Der medizinische Fortschritt einerseits sowie größtenteils zwischen dem ausgehenden 19. und dem Anfang des 20. Jahrhunderts durchgeführte öffentliche Gesundheitsmaßnahmen andererseits haben das menschliche Leben grundlegend verändert. Unsere Entwicklung von einer Zwei-Generationen-Gesellschaft zu einer Vier- oder gar Fünf-Generationen-Gesellschaft lässt sich auf vier verschiedene Faktoren zurückführen: Der erste – auch zeitlich gesehen – ist natürlich die Schutzimpfung, die wir Edward Jenner und einer Kuh namens Blossom verdanken. Jenner hatte beobachtet, dass Milchmägde vor den Pocken geschützt waren, da sie mit den sehr viel milder verlaufenden Kuhpocken infiziert waren. Er vermutete, dass sich dieser Schutz auf andere Personen übertragen ließ, wenn man ihnen etwas Eiter aus den Pusteln einer Milchmagd injizierte. Sein erstes Versuchskaninchen war ein achtjähriger Junge namens James Phipps – der Sohn von Jenners Gärtner. Nach dieser Impfung versuchte Jenner zweimal, den tapferen Jungen durch Injektionen mit echten Pockenerregern zu infizieren. Das Kind war tatsächlich immun.
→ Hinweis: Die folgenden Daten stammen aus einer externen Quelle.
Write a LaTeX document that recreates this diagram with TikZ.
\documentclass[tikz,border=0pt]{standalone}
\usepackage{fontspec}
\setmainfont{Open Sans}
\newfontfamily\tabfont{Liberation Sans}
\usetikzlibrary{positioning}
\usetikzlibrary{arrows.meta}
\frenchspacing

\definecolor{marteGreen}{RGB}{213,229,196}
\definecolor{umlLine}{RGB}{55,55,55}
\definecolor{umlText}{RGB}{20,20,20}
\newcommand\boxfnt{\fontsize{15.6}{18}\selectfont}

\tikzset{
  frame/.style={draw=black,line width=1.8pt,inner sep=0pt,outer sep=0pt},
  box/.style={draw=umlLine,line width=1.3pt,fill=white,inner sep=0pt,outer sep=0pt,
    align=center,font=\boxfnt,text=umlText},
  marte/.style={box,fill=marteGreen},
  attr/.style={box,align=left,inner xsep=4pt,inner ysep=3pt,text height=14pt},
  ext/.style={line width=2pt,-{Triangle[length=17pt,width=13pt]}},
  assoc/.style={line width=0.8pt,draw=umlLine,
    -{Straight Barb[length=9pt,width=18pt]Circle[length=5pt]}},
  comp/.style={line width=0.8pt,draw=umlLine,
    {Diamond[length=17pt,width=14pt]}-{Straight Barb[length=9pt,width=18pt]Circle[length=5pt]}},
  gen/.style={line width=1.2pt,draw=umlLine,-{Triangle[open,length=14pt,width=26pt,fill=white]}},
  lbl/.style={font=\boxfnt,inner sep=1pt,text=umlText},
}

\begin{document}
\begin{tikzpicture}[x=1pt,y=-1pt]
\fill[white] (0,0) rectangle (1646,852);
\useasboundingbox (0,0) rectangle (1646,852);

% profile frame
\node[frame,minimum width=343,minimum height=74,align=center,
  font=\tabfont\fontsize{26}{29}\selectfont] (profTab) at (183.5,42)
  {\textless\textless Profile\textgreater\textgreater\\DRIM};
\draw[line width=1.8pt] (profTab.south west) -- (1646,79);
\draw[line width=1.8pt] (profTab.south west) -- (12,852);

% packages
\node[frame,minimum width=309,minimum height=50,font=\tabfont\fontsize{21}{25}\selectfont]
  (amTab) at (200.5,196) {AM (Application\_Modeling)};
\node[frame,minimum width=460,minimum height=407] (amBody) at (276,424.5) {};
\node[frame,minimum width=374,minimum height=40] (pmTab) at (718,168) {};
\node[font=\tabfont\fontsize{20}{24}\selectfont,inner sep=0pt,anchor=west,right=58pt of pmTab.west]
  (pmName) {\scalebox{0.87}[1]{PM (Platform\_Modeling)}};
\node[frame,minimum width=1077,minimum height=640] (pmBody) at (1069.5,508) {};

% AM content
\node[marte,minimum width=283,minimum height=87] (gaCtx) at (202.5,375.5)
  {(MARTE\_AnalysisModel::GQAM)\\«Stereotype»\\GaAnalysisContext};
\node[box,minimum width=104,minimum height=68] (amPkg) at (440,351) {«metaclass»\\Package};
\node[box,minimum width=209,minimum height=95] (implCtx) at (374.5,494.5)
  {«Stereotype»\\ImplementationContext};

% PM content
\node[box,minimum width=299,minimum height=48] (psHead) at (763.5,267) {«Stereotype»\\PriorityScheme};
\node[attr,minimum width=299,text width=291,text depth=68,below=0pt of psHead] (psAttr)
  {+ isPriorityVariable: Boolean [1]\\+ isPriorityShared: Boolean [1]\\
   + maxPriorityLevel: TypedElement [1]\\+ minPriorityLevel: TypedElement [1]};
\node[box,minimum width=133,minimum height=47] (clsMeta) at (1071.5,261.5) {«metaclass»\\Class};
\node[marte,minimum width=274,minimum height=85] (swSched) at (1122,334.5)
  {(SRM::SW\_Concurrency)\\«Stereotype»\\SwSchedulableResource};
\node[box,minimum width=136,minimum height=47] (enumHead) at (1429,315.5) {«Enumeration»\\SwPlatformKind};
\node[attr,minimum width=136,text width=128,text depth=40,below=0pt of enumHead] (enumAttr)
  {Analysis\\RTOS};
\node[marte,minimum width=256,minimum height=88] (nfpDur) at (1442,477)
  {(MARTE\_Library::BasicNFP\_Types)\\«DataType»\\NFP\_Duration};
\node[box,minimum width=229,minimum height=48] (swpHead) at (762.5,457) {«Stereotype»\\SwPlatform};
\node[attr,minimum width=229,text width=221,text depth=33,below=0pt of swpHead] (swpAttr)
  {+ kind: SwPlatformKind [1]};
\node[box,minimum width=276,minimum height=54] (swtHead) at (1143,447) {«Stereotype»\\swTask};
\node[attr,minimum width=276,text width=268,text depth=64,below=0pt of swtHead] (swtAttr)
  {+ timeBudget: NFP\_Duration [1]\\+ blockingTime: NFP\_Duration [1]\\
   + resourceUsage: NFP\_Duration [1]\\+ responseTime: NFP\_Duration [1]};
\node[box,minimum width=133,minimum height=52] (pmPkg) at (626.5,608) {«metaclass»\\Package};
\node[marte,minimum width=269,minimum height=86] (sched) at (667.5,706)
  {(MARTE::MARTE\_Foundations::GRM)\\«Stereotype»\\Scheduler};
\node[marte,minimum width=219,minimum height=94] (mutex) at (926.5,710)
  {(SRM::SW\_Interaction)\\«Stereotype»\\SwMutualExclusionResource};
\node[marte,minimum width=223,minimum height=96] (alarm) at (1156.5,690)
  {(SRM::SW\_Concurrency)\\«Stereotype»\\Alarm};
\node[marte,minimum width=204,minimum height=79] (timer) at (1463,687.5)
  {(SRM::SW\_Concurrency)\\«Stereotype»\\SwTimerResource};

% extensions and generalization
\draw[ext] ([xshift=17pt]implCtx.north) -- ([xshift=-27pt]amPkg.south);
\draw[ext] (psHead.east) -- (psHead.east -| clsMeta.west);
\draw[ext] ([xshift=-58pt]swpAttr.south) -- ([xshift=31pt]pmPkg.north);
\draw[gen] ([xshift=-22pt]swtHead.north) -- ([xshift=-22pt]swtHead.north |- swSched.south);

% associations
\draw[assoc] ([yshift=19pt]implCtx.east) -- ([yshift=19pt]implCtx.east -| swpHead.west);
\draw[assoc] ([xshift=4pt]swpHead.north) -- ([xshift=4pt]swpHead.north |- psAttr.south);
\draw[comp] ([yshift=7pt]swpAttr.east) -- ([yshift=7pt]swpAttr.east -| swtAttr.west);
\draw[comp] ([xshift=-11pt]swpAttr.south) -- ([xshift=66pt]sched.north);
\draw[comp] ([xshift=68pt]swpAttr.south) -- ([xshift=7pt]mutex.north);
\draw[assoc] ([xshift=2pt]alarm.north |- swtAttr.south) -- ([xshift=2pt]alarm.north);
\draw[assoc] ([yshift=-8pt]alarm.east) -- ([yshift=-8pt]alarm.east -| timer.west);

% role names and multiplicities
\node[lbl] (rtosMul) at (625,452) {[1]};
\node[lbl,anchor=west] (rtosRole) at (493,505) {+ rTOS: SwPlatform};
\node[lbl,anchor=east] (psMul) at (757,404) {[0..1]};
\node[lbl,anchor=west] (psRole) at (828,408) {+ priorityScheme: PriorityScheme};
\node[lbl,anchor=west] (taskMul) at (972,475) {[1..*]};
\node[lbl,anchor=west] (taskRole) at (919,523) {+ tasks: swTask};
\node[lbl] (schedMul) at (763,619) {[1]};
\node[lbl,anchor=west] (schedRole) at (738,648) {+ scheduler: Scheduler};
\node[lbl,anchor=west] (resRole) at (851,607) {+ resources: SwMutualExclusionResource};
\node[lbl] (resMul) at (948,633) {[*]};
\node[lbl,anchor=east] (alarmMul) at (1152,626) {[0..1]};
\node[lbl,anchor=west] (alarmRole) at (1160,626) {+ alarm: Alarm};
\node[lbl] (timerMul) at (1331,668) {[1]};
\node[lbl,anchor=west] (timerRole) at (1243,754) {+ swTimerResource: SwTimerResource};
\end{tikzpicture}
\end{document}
Die Pockenimpfung von 1796 war nur der Anfang; im 19. Jahrhundert wurden Impfungen gegen Tollwut, Typhus, Cholera und die Pest entwickelt, seit 1900 gegen Dutzende andere Infektionskrankheiten. Impfungen haben Millionen vor Leid und Tod bewahrt und manche Krankheiten länder- oder gar weltweit ausgerottet. So sind wir beim Schutz gegen Krankheitserreger nicht mehr allein auf die im Zuge einer gefährlichen Erkrankung erworbene Erfahrung unseres Immunsystems angewiesen. Die riskante Methode, uns die Abwehrkräfte auf natürlichem Weg zu beschaffen, umgehen wir klug und geben unserem Immunsystem stattdessen eine Vorwarnung auf das, was kommen könnte.
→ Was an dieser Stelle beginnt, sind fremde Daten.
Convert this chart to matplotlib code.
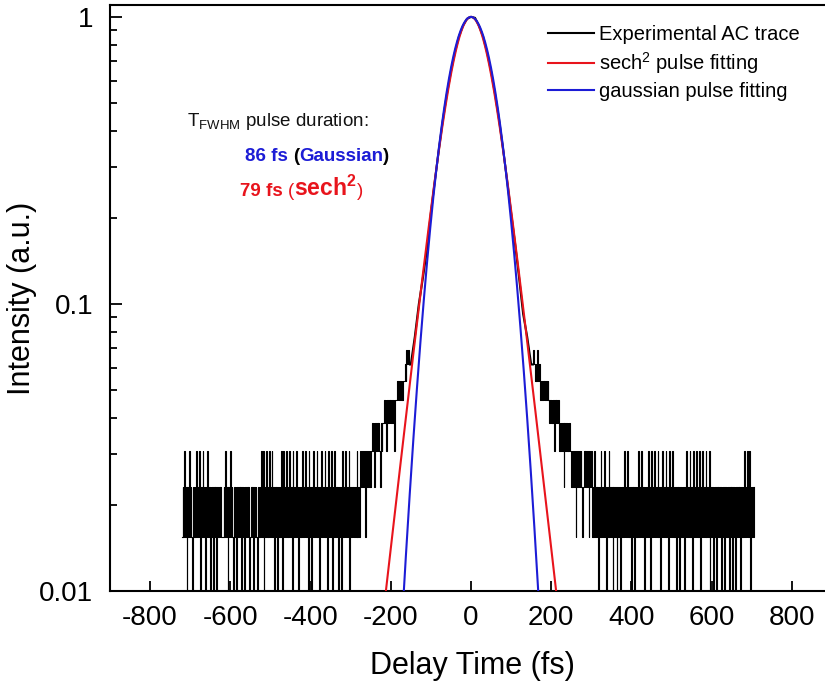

Ohne vorherige Impfung führt der Kontakt mit einem neuen Erreger zum Ausbruch einer Krankheit, vielleicht zum Tod. Das Immunsystem geht in diesem Fall nicht nur gegen die eindringenden Mikroben vor, es produziert auch Moleküle, die Antikörper genannt werden. Wenn der Patient überlebt, dann patrouillieren diese Antikörper wie ein Team von Spezialisten im ganzen Körper und halten nach dieser speziellen Mikrobe Ausschau. Das tun sie noch lange, nachdem die Krankheit überwunden ist, um das Immunsystem im Fall einer erneuten Infektion sofort zu alarmieren. Beim zweiten Mal ist das Immunsystem vorbereitet und kann verhindern, dass sich die Krankheit festsetzt.
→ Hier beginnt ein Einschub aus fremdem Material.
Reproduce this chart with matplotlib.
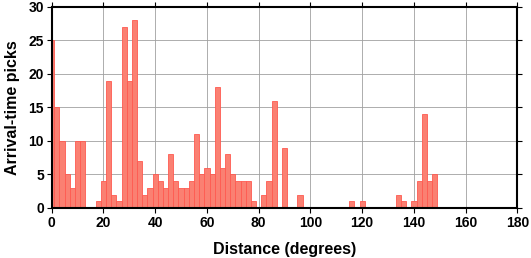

Die Impfung täuscht diesen natürlichen Vorgang vor und schult das Immunsystem, einen bestimmten Krankheitserreger zu erkennen. Anstatt zum Erlangen der Immunität die komplette Krankheit zu durchleiden, brauchen wir nur noch die Injektion oder orale Einnahme einer getöteten, abgeschwächten oder nicht vollständigen Version des Krankheitserregers zu erdulden. Obwohl uns die Krankheit erspart wird, reagiert unser Immunsystem auf den Impfstoff und produziert die Antikörper, die dem Körper bei einer tatsächlichen Infektion helfen, die Krankheit zu bekämpfen.